Practical checklist for administrators (step‑by‑step)
- Immediately query patch status across your estate for updates listed on Microsoft’s Security Update Guide related to Win32K/ICOMP updates.
- Prioritize patching workstations and servers that:
- Allow multiple interactive users,
- Host virtualization or sensitive workloads,
- Are internet‑facing or have weak remote access controls.
- Validate EDR rules that detect kernel exploitation techniques and enable blocking for those behaviors.
- If patch rollout is delayed, restrict local logon access and enforce application control policies.

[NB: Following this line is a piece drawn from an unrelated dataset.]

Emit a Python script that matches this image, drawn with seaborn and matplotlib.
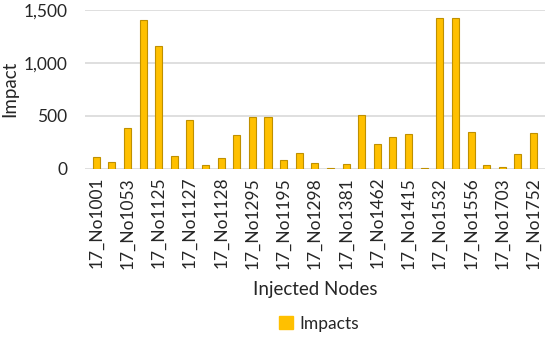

- Monitor for kernel crashes and anomalous token elevation events; collect forensic artifacts if anomalies are detected.
Closing assessment
CVE‑2025‑50168 is a Win32K ICOMP type‑confusion vulnerability that, by Microsoft’s description, allows local privilege escalation. Although the MSRC advisory provides the canonical entry, public technical details beyond the advisory remain limited at the time of publication; administrators should therefore act on the authoritative guidance (apply Microsoft’s security updates) while watching for follow‑up analyses from reputable researchers and vendors. The broader pattern of multiple Win32K ICOMP CVEs in recent months underscores a persistent risk area within the Windows kernel: layered defenses, rapid patching, and rigorous endpoint controls remain the most effective defenses against these high‑impact local exploits. (msrc.microsoft.com, bleepingcomputer.com)Appendix — quick references for action
- Check Microsoft Security Update Guide for CVE‑to‑KB mappings and apply the indicated updates immediately.
- Use Get‑HotFix / SCCM / WSUS / Intune to validate installation of the applicable KBs across your environment.
- If incident suspected, capture memory images and contact incident response; consider reimaging hosts with confirmed kernel compromise.